My little one with the agressive lump died last night, at roughly 6 45 Am. I found him ten minutes later when I woke up to feed my baby mouse. He was cooling, but he looked and felt alive. I keep hoping he would wake up- he never did.

He doesn't have any really special story, he was a BYB rat I got at 5 weeks old, a beautiful marked Siamese. (White feet and tail tip) He topped out at two pounds, only a couple of months before his death, and was healthy until the growth overtook him. He was supposed to go to the vet today for either a removal or to be PTS. Little Snitch was mostly blind, and very excited by food. He bit me many times over food and a few just to be mean. He also had minor hormonal agression.
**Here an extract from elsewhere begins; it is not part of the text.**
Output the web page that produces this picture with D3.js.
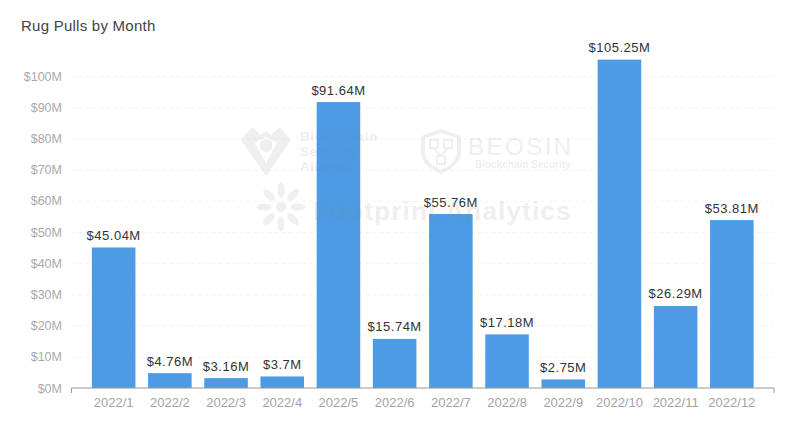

Despite that, though, he was a charmer and one of the sweetest rats I have met. I loved him very much. He was always happy to flatten out on my lap to sleep, and he groomed everyone in the cage. He modified my pillows quite a few times, and he never failed to drag them into the cage to destroy if they were in reach. He always ended up on the bottom of rat piles because he was so big. He was always the dominant rat, but everyone loved him, and in his last few days Romeo, my oldest rat, lie beside him a lot of the time.

Here's a couple of pictures of my little furry love-

When he was younger, about 4 months I would guess-
















March 2011-









































And only a few days ago-










I love you Snitch, goodnight baby.


----------



## Frodowisebrandytook (Mar 26, 2011)

Oh no, I am so sorry to hear about Snitch! He was such a beautiful boy, and by the sound of your post, a really sweet one as well. You and your other furry babies are in my thoughts tonight.

P.S. Bean says hello  (She is still sick, but hanging in there)


----------



## Kinsey (Jun 14, 2009)

Thank you for the thoughts- I think we all sort of knew.. He was too far gone.

He was sweet until he bit. That wasn't too often and he most often bit when enthused by food- he only ever came at me meanly twice. He was a good boy as much as he could be and I loved him very much.

I'm glad Bean's still around, I've gotten attached to her when you talk about her and how she's always sick. 

I got a pair of new, young boys today, named Louis and Mendel, I am happy to have them and I think the others will be too.

Any luck with a vet yet? So frustrating!


----------



## cookikai (May 31, 2011)

Sorry for your loss  My ratties Cooki & Peach send there love.


----------